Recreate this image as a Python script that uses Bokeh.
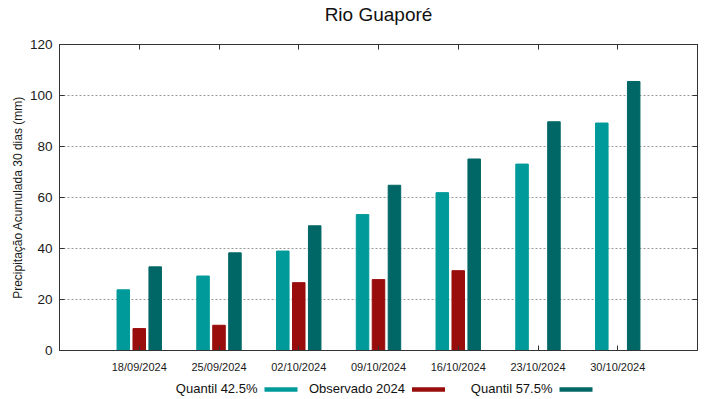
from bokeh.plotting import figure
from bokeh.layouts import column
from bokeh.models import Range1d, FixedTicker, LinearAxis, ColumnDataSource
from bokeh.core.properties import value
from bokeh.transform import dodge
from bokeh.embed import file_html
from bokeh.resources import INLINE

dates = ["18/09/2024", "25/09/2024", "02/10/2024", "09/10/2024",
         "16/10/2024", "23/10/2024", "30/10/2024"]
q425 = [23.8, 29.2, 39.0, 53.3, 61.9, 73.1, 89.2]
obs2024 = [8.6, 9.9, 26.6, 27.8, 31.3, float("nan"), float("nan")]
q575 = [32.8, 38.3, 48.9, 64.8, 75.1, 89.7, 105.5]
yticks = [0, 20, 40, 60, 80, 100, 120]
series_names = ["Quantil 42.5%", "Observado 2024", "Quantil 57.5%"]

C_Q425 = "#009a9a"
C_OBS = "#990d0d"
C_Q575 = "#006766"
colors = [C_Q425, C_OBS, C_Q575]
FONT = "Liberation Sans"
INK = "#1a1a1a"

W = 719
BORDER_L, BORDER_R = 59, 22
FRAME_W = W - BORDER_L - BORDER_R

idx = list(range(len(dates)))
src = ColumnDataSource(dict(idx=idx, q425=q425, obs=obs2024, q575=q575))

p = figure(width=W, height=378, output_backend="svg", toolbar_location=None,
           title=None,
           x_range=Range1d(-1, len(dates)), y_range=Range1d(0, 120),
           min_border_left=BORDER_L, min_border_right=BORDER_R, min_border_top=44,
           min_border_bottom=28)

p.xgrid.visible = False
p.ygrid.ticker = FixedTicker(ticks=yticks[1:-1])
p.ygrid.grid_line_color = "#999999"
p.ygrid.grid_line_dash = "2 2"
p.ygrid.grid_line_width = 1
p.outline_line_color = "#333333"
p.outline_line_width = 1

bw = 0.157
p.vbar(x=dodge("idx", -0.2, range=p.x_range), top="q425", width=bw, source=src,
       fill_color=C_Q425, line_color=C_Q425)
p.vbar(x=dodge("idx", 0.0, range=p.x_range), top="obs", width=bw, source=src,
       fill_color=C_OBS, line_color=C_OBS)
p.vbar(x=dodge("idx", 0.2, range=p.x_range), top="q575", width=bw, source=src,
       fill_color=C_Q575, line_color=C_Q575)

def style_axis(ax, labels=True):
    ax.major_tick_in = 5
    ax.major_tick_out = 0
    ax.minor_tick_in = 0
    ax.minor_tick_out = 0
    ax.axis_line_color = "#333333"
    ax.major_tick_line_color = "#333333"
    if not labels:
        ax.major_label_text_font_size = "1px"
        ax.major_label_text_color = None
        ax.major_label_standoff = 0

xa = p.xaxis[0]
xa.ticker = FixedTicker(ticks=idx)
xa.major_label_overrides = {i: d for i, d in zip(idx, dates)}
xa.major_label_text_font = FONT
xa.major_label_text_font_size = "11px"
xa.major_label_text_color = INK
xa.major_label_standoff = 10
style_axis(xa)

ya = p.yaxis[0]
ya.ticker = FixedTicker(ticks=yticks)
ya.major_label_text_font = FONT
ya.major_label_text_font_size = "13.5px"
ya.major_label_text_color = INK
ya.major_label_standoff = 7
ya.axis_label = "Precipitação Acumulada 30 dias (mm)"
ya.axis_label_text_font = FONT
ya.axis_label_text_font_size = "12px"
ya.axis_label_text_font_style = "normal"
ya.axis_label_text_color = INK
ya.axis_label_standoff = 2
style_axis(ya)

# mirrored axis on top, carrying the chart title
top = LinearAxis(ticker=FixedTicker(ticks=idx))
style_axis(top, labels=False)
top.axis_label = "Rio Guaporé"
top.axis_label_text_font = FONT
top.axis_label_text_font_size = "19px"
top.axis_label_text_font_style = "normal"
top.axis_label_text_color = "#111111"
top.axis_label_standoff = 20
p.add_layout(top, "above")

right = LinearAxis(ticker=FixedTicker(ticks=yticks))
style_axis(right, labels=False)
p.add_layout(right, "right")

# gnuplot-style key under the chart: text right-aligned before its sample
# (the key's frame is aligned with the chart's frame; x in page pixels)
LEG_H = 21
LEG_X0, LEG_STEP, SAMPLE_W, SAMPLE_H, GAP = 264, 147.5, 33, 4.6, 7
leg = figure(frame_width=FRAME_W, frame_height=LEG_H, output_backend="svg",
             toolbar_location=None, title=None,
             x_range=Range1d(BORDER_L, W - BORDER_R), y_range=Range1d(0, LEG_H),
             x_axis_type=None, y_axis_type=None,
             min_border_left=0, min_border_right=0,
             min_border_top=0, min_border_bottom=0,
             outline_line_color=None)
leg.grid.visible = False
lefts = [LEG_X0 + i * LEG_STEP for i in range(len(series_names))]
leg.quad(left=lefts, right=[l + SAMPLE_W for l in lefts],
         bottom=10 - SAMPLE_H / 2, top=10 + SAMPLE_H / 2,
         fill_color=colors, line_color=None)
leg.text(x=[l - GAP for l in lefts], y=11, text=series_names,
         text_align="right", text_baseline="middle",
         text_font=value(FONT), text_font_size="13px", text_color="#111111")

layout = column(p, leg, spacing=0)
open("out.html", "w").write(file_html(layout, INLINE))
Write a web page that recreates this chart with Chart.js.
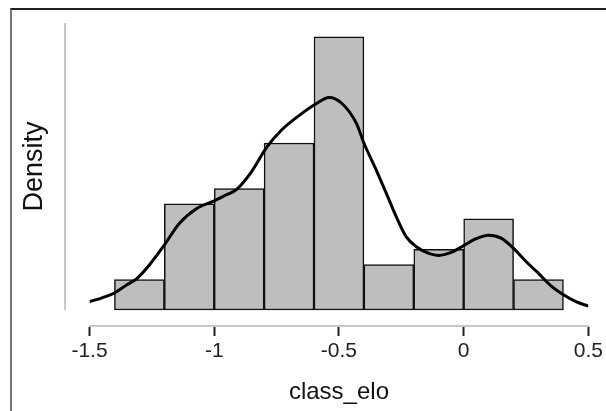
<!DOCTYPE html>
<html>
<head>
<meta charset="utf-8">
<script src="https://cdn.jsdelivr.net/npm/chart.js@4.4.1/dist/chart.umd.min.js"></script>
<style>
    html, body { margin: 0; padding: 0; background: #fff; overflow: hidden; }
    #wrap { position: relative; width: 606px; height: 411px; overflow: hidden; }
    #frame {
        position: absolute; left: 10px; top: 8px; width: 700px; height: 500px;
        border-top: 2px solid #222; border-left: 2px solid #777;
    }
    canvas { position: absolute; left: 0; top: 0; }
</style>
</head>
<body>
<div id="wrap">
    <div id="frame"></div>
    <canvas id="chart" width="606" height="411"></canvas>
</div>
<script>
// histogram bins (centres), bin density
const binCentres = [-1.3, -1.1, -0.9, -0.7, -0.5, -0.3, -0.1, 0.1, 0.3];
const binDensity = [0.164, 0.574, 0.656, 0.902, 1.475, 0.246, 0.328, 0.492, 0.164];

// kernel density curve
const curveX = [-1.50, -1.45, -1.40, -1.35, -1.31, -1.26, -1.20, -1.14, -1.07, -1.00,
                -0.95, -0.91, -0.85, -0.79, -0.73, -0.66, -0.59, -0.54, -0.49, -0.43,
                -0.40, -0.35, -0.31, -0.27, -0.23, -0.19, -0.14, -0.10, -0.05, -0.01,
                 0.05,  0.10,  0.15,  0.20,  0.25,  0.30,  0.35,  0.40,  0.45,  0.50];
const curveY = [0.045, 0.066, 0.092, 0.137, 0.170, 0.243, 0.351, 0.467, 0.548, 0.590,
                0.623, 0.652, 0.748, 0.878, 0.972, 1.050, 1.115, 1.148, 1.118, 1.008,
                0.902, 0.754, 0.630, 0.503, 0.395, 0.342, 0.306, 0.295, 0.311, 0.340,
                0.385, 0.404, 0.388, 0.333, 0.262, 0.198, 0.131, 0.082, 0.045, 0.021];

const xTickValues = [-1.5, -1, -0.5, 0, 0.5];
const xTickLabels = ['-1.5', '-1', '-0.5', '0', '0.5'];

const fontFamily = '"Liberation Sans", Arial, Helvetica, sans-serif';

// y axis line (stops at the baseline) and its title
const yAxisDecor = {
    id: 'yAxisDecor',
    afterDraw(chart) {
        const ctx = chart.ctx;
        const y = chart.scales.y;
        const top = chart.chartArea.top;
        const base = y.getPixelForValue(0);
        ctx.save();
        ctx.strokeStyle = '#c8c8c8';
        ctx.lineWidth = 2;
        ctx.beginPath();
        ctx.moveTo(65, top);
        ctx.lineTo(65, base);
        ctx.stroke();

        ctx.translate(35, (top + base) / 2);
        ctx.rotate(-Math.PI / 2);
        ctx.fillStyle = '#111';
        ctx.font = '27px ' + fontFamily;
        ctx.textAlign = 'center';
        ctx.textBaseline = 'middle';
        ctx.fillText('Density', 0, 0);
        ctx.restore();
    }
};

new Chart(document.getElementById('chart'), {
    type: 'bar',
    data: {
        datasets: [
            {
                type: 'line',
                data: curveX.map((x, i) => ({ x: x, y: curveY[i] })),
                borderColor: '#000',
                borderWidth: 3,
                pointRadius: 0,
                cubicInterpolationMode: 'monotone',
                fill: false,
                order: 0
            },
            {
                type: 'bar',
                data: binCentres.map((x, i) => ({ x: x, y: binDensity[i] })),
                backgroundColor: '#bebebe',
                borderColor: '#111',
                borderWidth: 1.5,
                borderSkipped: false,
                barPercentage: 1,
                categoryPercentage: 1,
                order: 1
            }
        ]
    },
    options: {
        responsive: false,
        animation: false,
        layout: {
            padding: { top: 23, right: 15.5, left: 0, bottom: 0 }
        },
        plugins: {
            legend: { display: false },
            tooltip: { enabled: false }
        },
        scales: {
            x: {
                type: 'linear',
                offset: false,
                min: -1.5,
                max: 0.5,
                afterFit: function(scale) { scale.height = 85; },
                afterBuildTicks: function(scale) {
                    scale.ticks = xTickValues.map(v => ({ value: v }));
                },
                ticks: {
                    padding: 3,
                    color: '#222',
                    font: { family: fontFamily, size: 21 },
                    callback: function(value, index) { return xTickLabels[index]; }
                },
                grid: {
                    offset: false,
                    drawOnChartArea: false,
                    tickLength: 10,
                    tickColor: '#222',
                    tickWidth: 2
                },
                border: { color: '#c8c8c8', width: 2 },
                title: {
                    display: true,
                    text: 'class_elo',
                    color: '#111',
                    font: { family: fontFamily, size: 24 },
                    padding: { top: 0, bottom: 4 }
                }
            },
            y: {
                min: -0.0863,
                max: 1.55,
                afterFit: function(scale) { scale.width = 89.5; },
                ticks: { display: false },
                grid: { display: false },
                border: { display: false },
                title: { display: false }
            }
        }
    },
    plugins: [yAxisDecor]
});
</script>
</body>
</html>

··········

● TASK TO CARRY OUT
From the first line above to the line containing "q425=q425, obs=obs2024, q575=q575))", repeat each line exactly. Pictures stay out.

● TASK SOLUTION
Recreate this image as a Python script that uses Bokeh.
from bokeh.plotting import figure
from bokeh.layouts import column
from bokeh.models import Range1d, FixedTicker, LinearAxis, ColumnDataSource
from bokeh.core.properties import value
from bokeh.transform import dodge
from bokeh.embed import file_html
from bokeh.resources import INLINE

dates = ["18/09/2024", "25/09/2024", "02/10/2024", "09/10/2024",
         "16/10/2024", "23/10/2024", "30/10/2024"]
q425 = [23.8, 29.2, 39.0, 53.3, 61.9, 73.1, 89.2]
obs2024 = [8.6, 9.9, 26.6, 27.8, 31.3, float("nan"), float("nan")]
q575 = [32.8, 38.3, 48.9, 64.8, 75.1, 89.7, 105.5]
yticks = [0, 20, 40, 60, 80, 100, 120]
series_names = ["Quantil 42.5%", "Observado 2024", "Quantil 57.5%"]

C_Q425 = "#009a9a"
C_OBS = "#990d0d"
C_Q575 = "#006766"
colors = [C_Q425, C_OBS, C_Q575]
FONT = "Liberation Sans"
INK = "#1a1a1a"

W = 719
BORDER_L, BORDER_R = 59, 22
FRAME_W = W - BORDER_L - BORDER_R

idx = list(range(len(dates)))
src = ColumnDataSource(dict(idx=idx, q425=q425, obs=obs2024, q575=q575))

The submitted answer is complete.